Likewise, we see in Exodus chapter 17 that God had brought to Moses’ life people who would help him in time of need. Moses’ relationship with Aaron and Hur was one that resulted in assistance and support when needed. As the Scripture stated, Moses would be on the hill holding up the staff God had given to him. It would be a reminder of all the great things that God had done with that staff in the past, and a sign to the Israelite army that God was in the midst of their battle. As the battle continued throughout the day, Moses’ arms grew tired. As long as he held the staff high, the Israelites won the battle, but when his arms began to sag, the Amalekites began to win. Realizing their leader was becoming exhausted during this difficult battle, Aaron and Hur came to the aid of Moses. They gave him a place to sit and held up his arms. Moses needed support, and they gave it.

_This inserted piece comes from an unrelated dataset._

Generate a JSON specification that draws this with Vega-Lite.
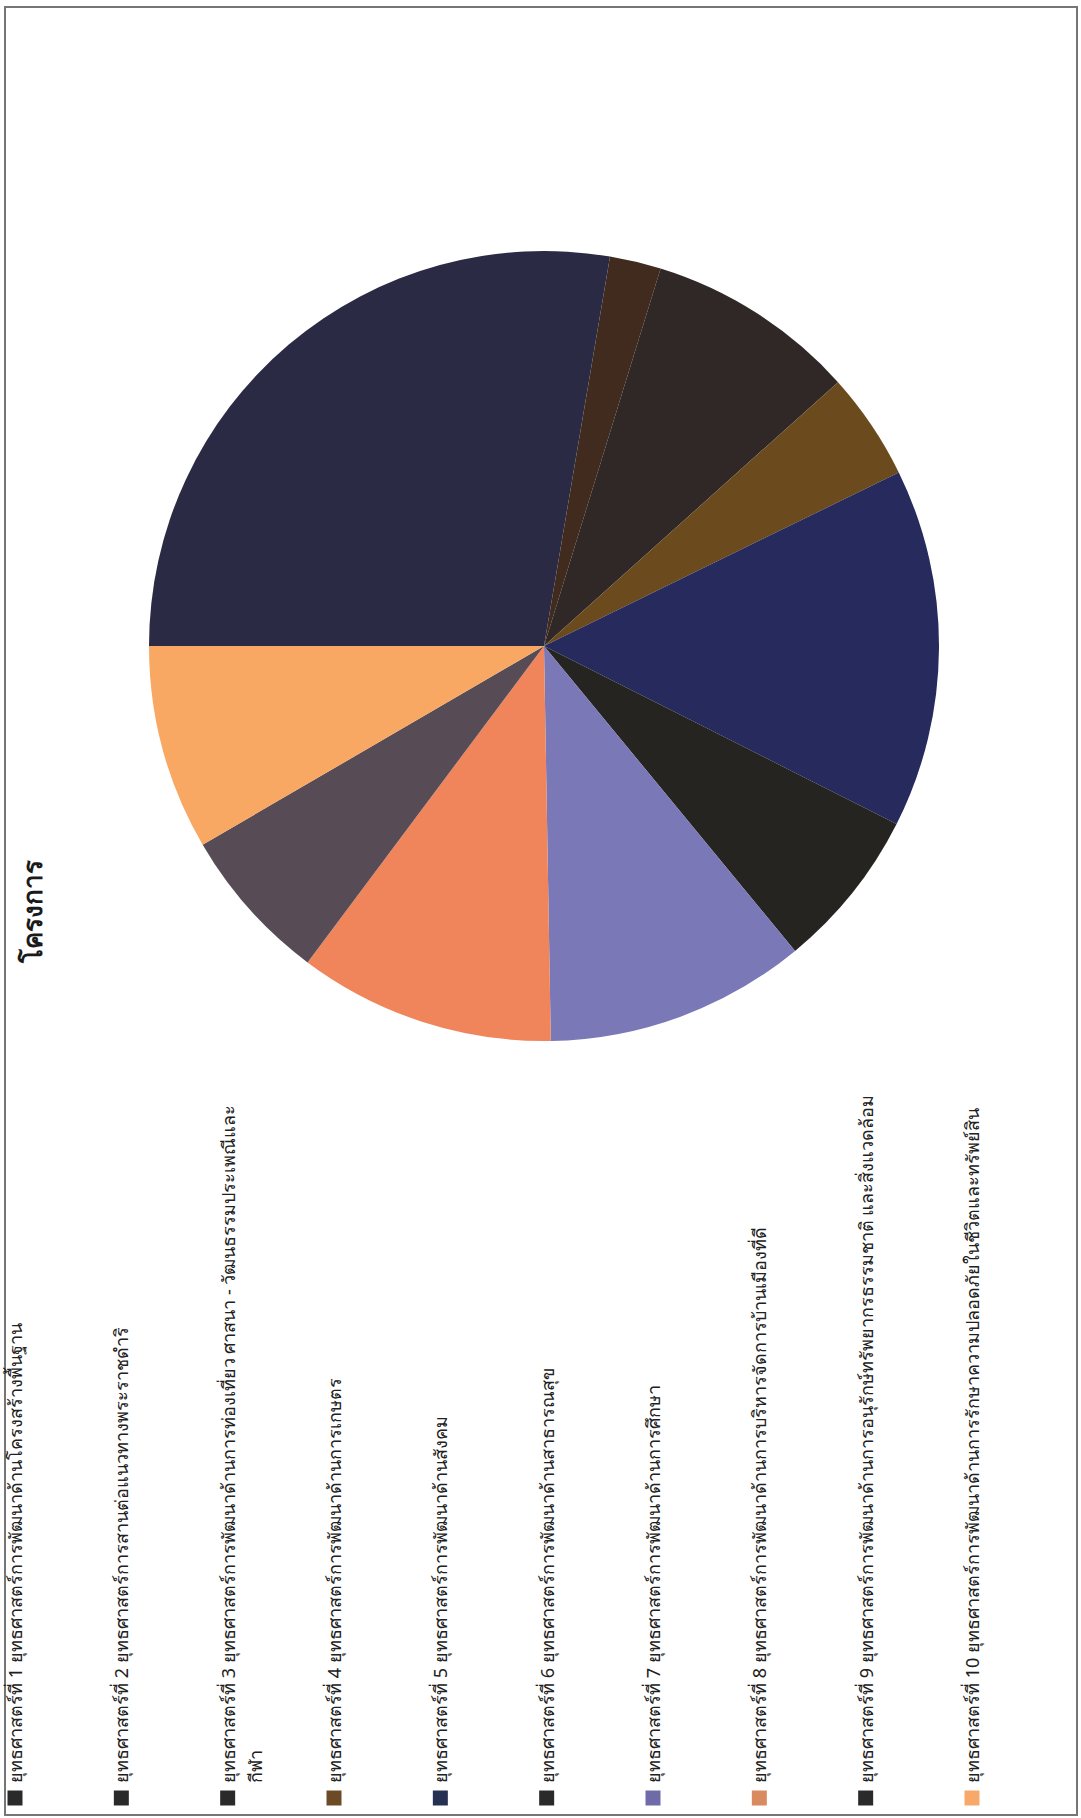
{
  "$schema": "https://vega.github.io/schema/vega-lite/v6.json",
  "width": 1072,
  "height": 1808,
  "autosize": {"type": "none"},
  "padding": {"left": 5, "top": 7, "right": 4, "bottom": 3},
  "background": "white",
  "config": {"view": {"stroke": "#767676", "strokeWidth": 2}, "font": "Noto Sans"},
  "title": {"text": "โครงการ", "orient": "left", "anchor": "middle", "offset": -42, "fontSize": 26, "fontWeight": "bold", "color": "#1a1a1a", "font": "Noto Sans"},
  "data": {"values": [
    {"no": 1, "share": 27.7, "label": "ยุทธศาสตร์ที่ 1   ยุทธศาสตร์การพัฒนาด้านโครงสร้างพื้นฐาน"},
    {"no": 2, "share": 2.1, "label": "ยุทธศาสตร์ที่ 2  ยุทธศาสตร์การสานต่อแนวทางพระราชดำริ"},
    {"no": 3, "share": 8.6, "label": "ยุทธศาสตร์ที่ 3 ยุทธศาสตร์การพัฒนาด้านการท่องเที่ยว ศาสนา - วัฒนธรรมประเพณีและ\nกีฬา"},
    {"no": 4, "share": 4.4, "label": "ยุทธศาสตร์ที่ 4 ยุทธศาสตร์การพัฒนาด้านการเกษตร"},
    {"no": 5, "share": 14.7, "label": "ยุทธศาสตร์ที่ 5  ยุทธศาสตร์การพัฒนาด้านสังคม"},
    {"no": 6, "share": 6.6, "label": "ยุทธศาสตร์ที่ 6 ยุทธศาสตร์การพัฒนาด้านสาธารณสุข"},
    {"no": 7, "share": 10.7, "label": "ยุทธศาสตร์ที่ 7 ยุทธศาสตร์การพัฒนาด้านการศึกษา"},
    {"no": 8, "share": 10.5, "label": "ยุทธศาสตร์ที่ 8 ยุทธศาสตร์การพัฒนาด้านการบริหารจัดการบ้านเมืองที่ดี"},
    {"no": 9, "share": 6.4, "label": "ยุทธศาสตร์ที่  9  ยุทธศาสตร์การพัฒนาด้านการอนุรักษ์ทรัพยากรธรรมชาติ และสิ่งแวดล้อม"},
    {"no": 10, "share": 8.4, "label": "ยุทธศาสตร์ที่ 10  ยุทธศาสตร์การพัฒนาด้านการรักษาความปลอดภัยในชีวิตและทรัพย์สิน"}
  ]},
  "layer": [
    {
      "mark": {"type": "arc", "outerRadius": 395},
      "encoding": {
        "theta": {"field": "share", "type": "quantitative", "stack": true, "scale": {"range": [4.71239, 10.99557]}},
        "order": {"field": "no", "type": "quantitative"},
        "color": {"field": "no", "type": "nominal", "legend": null,
          "scale": {"domain": [1, 2, 3, 4, 5, 6, 7, 8, 9, 10],
            "range": ["#2b2a45", "#402b1e", "#2f2826", "#6b4a1e", "#262a5c", "#262421", "#7a78b6", "#f0855c", "#574c55", "#f8a862"]}},
        "x": {"value": 539},
        "y": {"value": 639}
      }
    },
    {
      "mark": {"type": "square", "size": 225, "filled": true, "opacity": 1},
      "encoding": {
        "x": {"field": "no", "type": "ordinal", "axis": null, "scale": {"type": "point", "padding": 0, "range": [10, 967]}},
        "y": {"value": 1791},
        "color": {"field": "no", "type": "nominal", "legend": null,
          "scale": {"domain": [1, 2, 3, 4, 5, 6, 7, 8, 9, 10],
            "range": ["#2a2a2a", "#2a2a2a", "#2a2a2a", "#6b4a25", "#263052", "#2a2a2a", "#6f6aa8", "#d98a60", "#2a2a2a", "#f8a868"]}}
      }
    },
    {
      "mark": {"type": "text", "angle": 270, "align": "left", "baseline": "alphabetic", "dx": 15, "dy": 7, "fontSize": 18, "lineBreak": "\n", "lineHeight": 27, "color": "#202020"},
      "encoding": {
        "x": {"field": "no", "type": "ordinal", "axis": null},
        "y": {"value": 1791},
        "text": {"field": "label"}
      }
    }
  ],
  "resolve": {"scale": {"color": "independent"}}
}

It is wonderful when friends jump in to help when we need it. Just think about our leaders in the church whom God has called specifically to minister to us. What an encouragement we can be if we come alongside to support them. We need each other. That is the way God made us. He created the Church for us so that we can support and serve one another. God has promised to supply all our needs (Philippians 4:19), and many times, He uses others to supply those needs.

How can you be the hands and feet of Jesus to others today? Can you offer assistance to others with help, encouragement, Scripture, and prayer before they ask? Look around. Who needs relief, comfort, and support? You could be the difference between a loss or a win in someone’s battle.